The defendant has relied heavily on Banet v. City of Philadelphia, 313 A.2d 253 (1973), and further contends that the facts of that case are sufficiently similar to justify this court’s adoption of its rationale. However, a close examination of Banet, supra, indicates that it is readily distinguishable. In this case the crack occurred while the pipes were buried underground, while in Banet, supra, the pipes were exposed for purposes of valve repairs. A reasonable inference may be drawn that other responsible causes, including the conduct of third parties could not be sufficiently eliminated by the evidence. Moreover, in Pennsylvania, the res ipsa loquitur doctrine has been limited primarily to cases involving common carriers or utility companies. Banet v. City of Philadelphia, supra at p. 255.
Admittedly, the water pipes, if properly laid and sound when laid, ordinarily would last without breaking for a minimum of twenty years in the absence of an unusual occurrence. It is reasonable to infer, therefore, that when *599the cast-iron pipe cracked after about five years of service, approximately one-fourth of its minimum expected duration, the pipe either was defective when laid, was carelessly laid or maintained or was subjected to such external or internal pressure as to cause it to crack, or that it cracked as aresult of a combination of causes.
The evidence produced by the defendant did not reveal thé cause of the crack (concededly it was not its burden) but instead offered several possible theories. Noteworthy is a statement in the Adam Hat Store case, supra:
That the city advanced one or more theories by which the break could have been caused, but explicitly denied having any reasoned opinion that any one of its theories did cause it.
Of particular significance is the testimony of the defendant’s own expert witness, Mr. Ivan George, Supervisor. at Public Works Department. He indicated that the defendant neglected to place pressure valves in the pipes, and that the defendant failed to inspect the water pipelines in that area even though they were laid prior to the installation of the pump house and other pipes in that area which fed into them. Obviously, his testimony failed to rebut the inference of negligence.

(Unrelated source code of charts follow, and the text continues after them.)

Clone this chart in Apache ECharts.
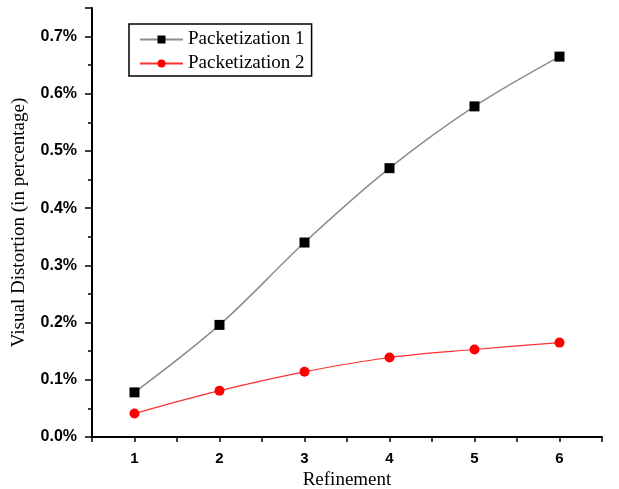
<!DOCTYPE html>
<html>
<head>
<meta charset="utf-8">
<script src="https://cdn.jsdelivr.net/npm/echarts@6/dist/echarts.min.js"></script>
<style>
  html, body { margin: 0; padding: 0; background: #fff; }
  #chart { width: 619px; height: 489px; }
</style>
</head>
<body>
<div id="chart"></div>
<script>
// Refinement levels and distortion (percent) per packetization scheme
const refinement = [1, 2, 3, 4, 5, 6];
const packetization1 = [0.078, 0.196, 0.340, 0.470, 0.578, 0.665];
const packetization2 = [0.041, 0.081, 0.114, 0.139, 0.153, 0.165];
const seriesNames = ['Packetization 1', 'Packetization 2'];

const pairs = (xs, ys) => xs.map((x, i) => [x, ys[i]]);

const chart = echarts.init(document.getElementById('chart'));
const serif = '"Liberation Serif", "Times New Roman", serif';
const sans = '"Liberation Sans", Arial, sans-serif';

chart.setOption({
  animation: false,
  backgroundColor: '#fff',
  grid: { left: 92, top: 8, right: 17, bottom: 52, containLabel: false, outerBoundsMode: 'none' },
  legend: {
    orient: 'vertical',
    left: 129,
    top: 24,
    padding: [6, 7, 3, 10],
    itemGap: 5,
    itemWidth: 43,
    itemHeight: 10,
    borderColor: '#000',
    borderWidth: 1.5,
    textStyle: { fontFamily: serif, fontSize: 19, color: '#000' },
    data: seriesNames
  },
  xAxis: {
    type: 'value',
    min: 0.5,
    max: 6.5,
    interval: 0.5,
    name: 'Refinement',
    nameLocation: 'middle',
    nameGap: 34,
    nameTextStyle: { fontFamily: serif, fontSize: 19, color: '#000' },
    axisLine: { lineStyle: { color: '#000', width: 2 } },
    axisTick: { length: 5, lineStyle: { color: '#000', width: 1.5 } },
    axisLabel: {
      margin: 14,
      fontFamily: sans, fontWeight: 'bold', fontSize: 15, color: '#000',
      formatter: v => (Math.abs(v - Math.round(v)) < 1e-6 && v >= 1 && v <= 6) ? String(Math.round(v)) : ''
    },
    splitLine: { show: false }
  },
  yAxis: {
    type: 'value',
    min: 0,
    max: 0.75,
    interval: 0.1,
    name: 'Visual Distortion (in percentage)',
    nameLocation: 'middle',
    nameGap: 63,
    nameTextStyle: { fontFamily: serif, fontSize: 19, color: '#000' },
    axisLine: { show: true, lineStyle: { color: '#000', width: 2 } },
    axisTick: { length: 7, lineStyle: { color: '#000', width: 1.5 } },
    minorTick: { show: true, splitNumber: 2, length: 4, lineStyle: { color: '#000', width: 1.5 } },
    axisLabel: {
      margin: 15,
      showMaxLabel: false,
      fontFamily: sans, fontWeight: 'bold', fontSize: 16, color: '#000',
      formatter: v => v > 0.71 ? '' : v.toFixed(1) + '%'
    },
    splitLine: { show: false }
  },
  series: [
    {
      name: seriesNames[0],
      type: 'line',
      smooth: 0.35,
      data: pairs(refinement, packetization1),
      symbol: 'rect',
      symbolSize: 10,
      itemStyle: { color: '#000' },
      lineStyle: { color: '#8c8c8c', width: 1.5 }
    },
    {
      name: seriesNames[1],
      type: 'line',
      smooth: 0.35,
      data: pairs(refinement, packetization2),
      symbol: 'circle',
      symbolSize: 10,
      itemStyle: { color: '#ff0000' },
      lineStyle: { color: '#ff3030', width: 1.2 }
    }
  ]
});
</script>
</body>
</html>
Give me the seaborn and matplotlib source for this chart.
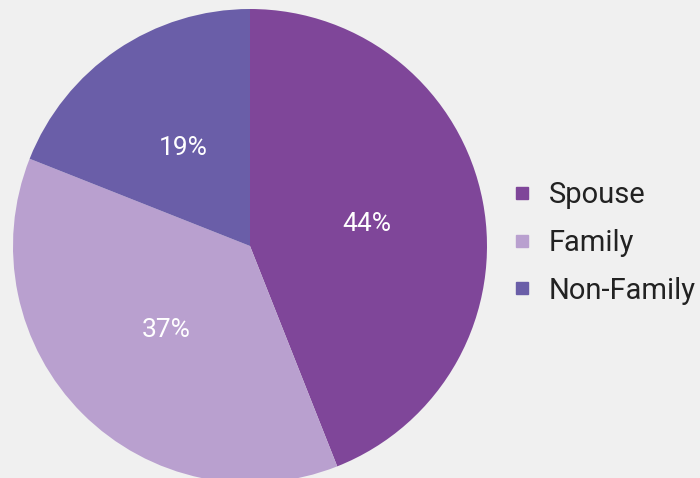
import matplotlib
matplotlib.use("Agg")
import matplotlib.pyplot as plt
import seaborn as sns
from matplotlib.lines import Line2D

# data
categories = ["Spouse", "Family", "Non-Family"]
shares = [44, 37, 19]
colors = ["#7f4699", "#b9a0cf", "#6a5ea8"]

BG = "#f0f0f0"

sns.set_style("white")
plt.rcParams['font.family'] = ['Roboto', 'DejaVu Sans']

palette = sns.color_palette(colors)

fig = plt.figure(figsize=(7, 4.78), dpi=100, facecolor=BG)
ax = fig.add_axes([13 / 700, -5 / 478, 474 / 700, 474 / 478])
ax.set_facecolor(BG)

wedges, texts, autotexts = ax.pie(
    shares, colors=palette, startangle=90, counterclock=False,
    autopct=lambda p: f"{p:.0f}%", pctdistance=0.5,
    wedgeprops=dict(linewidth=0, antialiased=True),
    textprops=dict(color="white", fontsize=19),
)
ax.set_xlim(-1, 1)
ax.set_ylim(-1, 1)
ax.set_aspect("equal")
ax.axis("off")

handles = [Line2D([0], [0], marker="s", linestyle="none", markersize=8,
                  markerfacecolor=c, markeredgecolor=c) for c in palette]
fig.legend(handles, categories, loc="center left", bbox_to_anchor=(514.7 / 700, 1 - 243 / 478),
           frameon=False, fontsize=21, labelcolor="#222222", handlelength=0.5,
           handletextpad=0.67, labelspacing=0.675, borderpad=0, borderaxespad=0)

fig.savefig("out.png", dpi=100, facecolor=BG)
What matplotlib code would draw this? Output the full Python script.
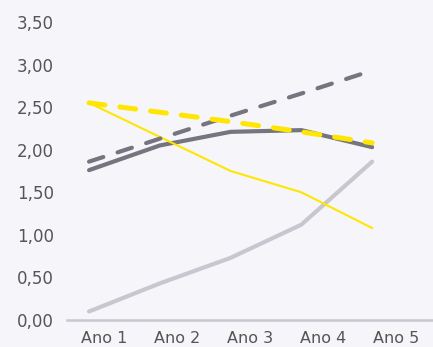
import matplotlib.pyplot as plt
import numpy as np

# dados do grafico
anos = ["Ano 1", "Ano 2", "Ano 3", "Ano 4", "Ano 5"]
cinza_solido = [1.76, 2.05, 2.21, 2.23, 2.03]
cinza_tracejado = [1.86, 2.13, 2.40, 2.66, 2.93]
amarelo_tracejado = [2.55, 2.44, 2.33, 2.21, 2.08]
amarelo_fino = [2.55, 2.15, 1.75, 1.50, 1.08]
cinza_claro = [0.10, 0.43, 0.73, 1.12, 1.86]

fundo = "#f6f6fa"
cinza = "#76757f"
claro = "#c8c7d0"
amarelo = "#ffe600"
texto = "#555555"

fig = plt.figure(figsize=(4.33, 3.47), dpi=100, facecolor=fundo)
ax = fig.add_axes([0.155, 0.0778, 0.845, 0.8588], facecolor=fundo)

x = np.arange(len(anos))
ax.plot(x, cinza_claro, color=claro, lw=3, solid_capstyle="round", zorder=2)
ax.plot(x, cinza_solido, color=cinza, lw=3, solid_capstyle="round", zorder=3)
ax.plot(x, amarelo_fino, color=amarelo, lw=1.5, zorder=4)
ax.plot(x, cinza_tracejado, color=cinza, lw=3, dashes=(3.6, 3.6),
        dash_capstyle="round", zorder=5)
ax.plot(x, amarelo_tracejado, color=amarelo, lw=3.6, dashes=(3.2, 3.0),
        dash_capstyle="round", zorder=6)

ax.set_xlim(-0.31, 4.86)
ax.set_ylim(0, 3.5)
ax.set_yticks(np.arange(0, 3.51, 0.5))
ax.set_yticklabels([f"{v:.2f}".replace(".", ",") for v in np.arange(0, 3.51, 0.5)])
ax.tick_params(axis="y", length=0, pad=9.5, labelsize=12, labelcolor=texto)
ax.set_xticks([])

for lado in ["top", "right", "left"]:
    ax.spines[lado].set_visible(False)
ax.spines["bottom"].set_color(claro)
ax.spines["bottom"].set_linewidth(1.8)

# eixo das categorias (rotulos centrados em cada faixa)
ax2 = ax.twiny()
ax2.set_xlim(0, len(anos))
ax2.xaxis.set_ticks_position("bottom")
ax2.set_xticks(x + 0.5)
ax2.set_xticklabels(anos)
ax2.tick_params(axis="x", length=0, pad=8, labelsize=11.5, labelcolor=texto)
for lado in ax2.spines:
    ax2.spines[lado].set_visible(False)

fig.savefig("out.png", dpi=100, facecolor=fundo)
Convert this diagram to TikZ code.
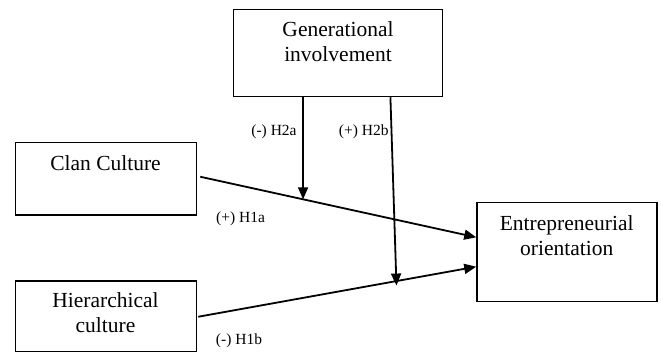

In Pacific Northwest Telephone v. Port of Seattle, 491 P.2d 1037 (1972), a ten inch cast-iron pipe with a minimum duration of 100 years burst after 25 years, causing damages to plaintiff’s property. The court stated:
Legal control or responsibility for the proper and efficient functioning of the instrumentality which caused the injury and a superior, if not exclusive, position for knowing or obtaining knowledge of the facts which caused the injury, provide a sufficient basis for application of the doctrine. . . . When these circumstances are shown, the plaintiff has made a prima facie case and it devolves upon the defendant to meet and offset the effect of the presumption.
*600Here, the water main was under the exclusive control of the defendant City and the court found as a fact that a break of this sort does not ordinarily occur without the presence of negligence. It further found that the defendant had failed to explain the occurrence and although it found that the defendant had exercised due care in many respects, the findings reveal that the defendant’s evidence fell short of proving its freedom from negligence in regard to the break.
In light of the foregoing, the Court finds that the doctrine of res ipsa loquitur is applicable to this case and further finds that the defendant has failed to rebut the presumption that the defendant’s negligence caused the injury.
While the Government contested vigorously the basic issue of liability under the doctrine of res ipsa loquitur, the Government did not challenge the plaintiffs’ evaluation as to the damages suffered.
Accordingly, the plaintiffs are entitled to recover the sum of $5,511.70, costs and a reasonable attorney’s fee.
ORDER
Based on the foregoing Memorandum of Law, it is hereby
ORDERED that the plaintiffs recover from the defendant the sum of $5,511.70, costs and a reasonable attorney’s fee.
This illustration is taken from Adam Hat Stores, Inc. v. Kansas, 316 S.W.2d 594 (1958), as further enunciated in the Restatement (Second) of Torts, Reporters’ Notes § 328D, Illustration 6 at 61.
The court in Adam Hat Stores, supra, cited the early English case of Scott v. The London & St. Katherine Docks Company (1865), 3 H. & C. Reports, 596, 601, 13 W.R. 410, 11 Jur. (N.S.), 204; 159 Eng. Rep. 665 wherein Chief Justice Erie announced the principle which later became known as the res ipsa loquitur doctrine:
“There must be reasonable evidence of negligence. But where the thing is shown to be under the management of the defendant or his servants, and the accident is such as in the ordinary course of things does not happen if those who have the management use proper care, it affords reasonable evidence in the absence of explanation by the defendants that the accident arose from want of care.”